Mauritius Commercial Bank (Sey) Ltd v Kantilal & Anor (SCA 53 of 2011)  SCCA 26 (06 December 2013);
Mauritius Commercial Bank v Kantilal
(2013) SLR 499
Domah, Fernando, Msoffe JJA
6 December 2013 Civil App No 53/2011
Counsel KB Shah for the appellant
S Rajasunderam for the first respondent
F Chang Sam for the second respondent
The judgment was delivered by
 This is, as per the notice of appeal of the appellant, an appeal “against such parts of the judgment of the Supreme Court as deals with the claim of the plaintiff (now the first respondent) against the first defendant (now appellant) and with the non-liability of the second respondent” on the following grounds:
1) In the plaint and the amended plaint, the appellant was impleaded under a wrong name. The Mauritius Commercial Bank Ltd is a banking company in Mauritius and not in Seychelles. The Mauritius Commercial Bank (Seychelles) Ltd is a financial institution incorporated in Seychelles under the law.
2) The trial Judge was in error to find as a fact that Mr Dias, the representative of the appellant, had admitted in his testimony in Court that exhibit P2 bore the signature of an ex-employee of the appellant.

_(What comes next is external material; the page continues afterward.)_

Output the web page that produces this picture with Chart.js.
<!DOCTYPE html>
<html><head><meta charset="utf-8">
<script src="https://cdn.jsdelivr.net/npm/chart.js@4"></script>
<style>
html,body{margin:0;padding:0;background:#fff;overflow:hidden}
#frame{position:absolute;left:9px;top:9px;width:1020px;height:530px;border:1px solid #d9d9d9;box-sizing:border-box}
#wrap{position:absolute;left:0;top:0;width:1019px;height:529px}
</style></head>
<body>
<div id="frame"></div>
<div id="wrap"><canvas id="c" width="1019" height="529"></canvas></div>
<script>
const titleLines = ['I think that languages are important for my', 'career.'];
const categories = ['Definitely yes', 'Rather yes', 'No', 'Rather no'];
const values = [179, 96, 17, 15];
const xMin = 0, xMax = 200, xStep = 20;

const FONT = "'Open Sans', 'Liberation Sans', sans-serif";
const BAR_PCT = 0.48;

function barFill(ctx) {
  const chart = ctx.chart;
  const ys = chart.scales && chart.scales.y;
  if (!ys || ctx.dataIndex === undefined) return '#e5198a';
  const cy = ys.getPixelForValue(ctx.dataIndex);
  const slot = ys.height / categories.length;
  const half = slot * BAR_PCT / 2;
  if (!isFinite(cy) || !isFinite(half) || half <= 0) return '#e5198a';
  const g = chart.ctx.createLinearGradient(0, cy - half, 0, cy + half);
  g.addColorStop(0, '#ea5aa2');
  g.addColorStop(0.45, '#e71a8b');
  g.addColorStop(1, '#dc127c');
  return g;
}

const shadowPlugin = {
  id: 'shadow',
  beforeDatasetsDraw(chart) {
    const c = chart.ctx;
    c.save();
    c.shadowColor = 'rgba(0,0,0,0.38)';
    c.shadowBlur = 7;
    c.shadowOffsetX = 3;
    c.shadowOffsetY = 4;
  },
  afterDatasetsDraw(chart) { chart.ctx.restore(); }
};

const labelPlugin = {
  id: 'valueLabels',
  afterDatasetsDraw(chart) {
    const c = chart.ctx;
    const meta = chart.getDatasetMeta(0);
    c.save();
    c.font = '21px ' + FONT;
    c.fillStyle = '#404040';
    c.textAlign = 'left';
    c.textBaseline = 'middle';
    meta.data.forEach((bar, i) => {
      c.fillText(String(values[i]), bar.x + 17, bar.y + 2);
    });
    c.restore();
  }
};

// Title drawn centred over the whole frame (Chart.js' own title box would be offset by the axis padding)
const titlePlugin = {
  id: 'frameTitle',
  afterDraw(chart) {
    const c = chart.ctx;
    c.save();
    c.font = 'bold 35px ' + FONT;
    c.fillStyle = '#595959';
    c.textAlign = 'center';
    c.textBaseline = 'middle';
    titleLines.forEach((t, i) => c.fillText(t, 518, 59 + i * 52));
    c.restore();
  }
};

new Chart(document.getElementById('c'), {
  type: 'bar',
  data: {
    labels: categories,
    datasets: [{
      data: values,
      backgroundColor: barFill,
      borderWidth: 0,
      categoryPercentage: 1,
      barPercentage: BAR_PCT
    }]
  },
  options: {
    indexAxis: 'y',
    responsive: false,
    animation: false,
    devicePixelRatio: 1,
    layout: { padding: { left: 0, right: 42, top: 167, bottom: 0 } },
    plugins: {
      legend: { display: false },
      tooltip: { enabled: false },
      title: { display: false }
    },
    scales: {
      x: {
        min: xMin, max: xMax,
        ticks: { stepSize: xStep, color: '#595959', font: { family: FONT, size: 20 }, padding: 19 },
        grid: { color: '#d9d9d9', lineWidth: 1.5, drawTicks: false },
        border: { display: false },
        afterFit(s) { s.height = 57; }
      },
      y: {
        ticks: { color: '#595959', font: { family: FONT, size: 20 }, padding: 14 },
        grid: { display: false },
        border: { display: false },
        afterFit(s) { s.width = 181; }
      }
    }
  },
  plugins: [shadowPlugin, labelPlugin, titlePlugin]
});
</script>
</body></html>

3) The trial Judge was wrong to find that in the circumstances the appellant was vicariously liable for the action or omission of any of its employee in the normal course of employment.
4) The Judge failed to take into account of the provisions of para 3 of art 1384 of the Civil Code of Seychelles which exonerate masters and employers from liability for a deliberate act of a servant or employee not incidental to his service or employment.
5) The vicarious liability of the appellant was not specifically pleaded. The finding of the Judge is therefore ultra petita.
6) The Judge was wrong to hold that it was right for the second respondent to deliver the goods even though the bill of lading had not been endorsed by the appellant, and hence title to the goods could not have been transferred from the appellant.
 By way of relief the appellant has prayed for:
a judgment allowing the appeal, reversing the judgment of the Supreme Court relating to the claim of the respondent against the appellant and ordering the first respondent to pay the appellant’s costs in this Court and in the Court below and alternatively, ordering the second to pay the judgment award fully and partially with costs.
 In this case judgment had been:
entered in favour of the first respondent (then plaintiff) as against the appellant (then first defendant) in the equivalent sum of USD 37,615.00 with accrued interest thereon at the bank commercial lending rate prevailing during the period with effect from the date of entering the plaint to the date of payment under the judgment, plus costs of the suit payable to both the first respondent and the second respondent (then second defendant).
The first respondent’s claim for damages had not been granted. There is no cross-appeal by the first respondent. The case against the second respondent had been dismissed.
 The first respondent’s (plaintiff, before the Supreme Court) case before the Supreme Court as set out in the plaint filed by him before the Supreme Court was to the effect that he was an exporter based in Mumbai, India, and used to export goods, general merchandise to various importers in the Republic of Seychelles based on their orders. One such was M/s Krishna Mart & Co Pty Ltd which had its office at 5th June Avenue, Victoria, Mahe, Seychelles. The first respondent had sent a shipment of general goods to the said Krishna Mart & Co Pty Ltd under invoice No 424/02-03, dated 29July 2002 for a value of USD 37,615.00 and sent the shipping documents including the bill of lading (No. POLBOM17000380) to the appellant, through its correspondent bank in India. It was expected of the appellant (then first defendant) as per normal practice to have received payment in Seychelles Rupees from the said Krishna Mart & Co Pty Ltd, to the credit of the first respondent and to transfer the same in foreign exchange to the first respondent through its correspondent bank in India, prior to release of the bill of lading to Krishna Mart & Co Pty Ltd, to take over delivery of the goods consigned. The appellant by its letter of 8 August 2002 had acknowledged the receipt of the shipping documents. It is the complaint of the first respondent that the appellant had released all the shipping documents inclusive of the bill of lading to Krishna Mart & Co Pty Ltd without having received funds in Seychelles Rupees equivalent to USD 37,615.00 and thus allowed Krishna Mart & Co Pty Ltd to take delivery of the merchandise that had been imported into Seychelles. The first respondent had not been repatriated the funds of the imports bill amounting to USD 37,615.00.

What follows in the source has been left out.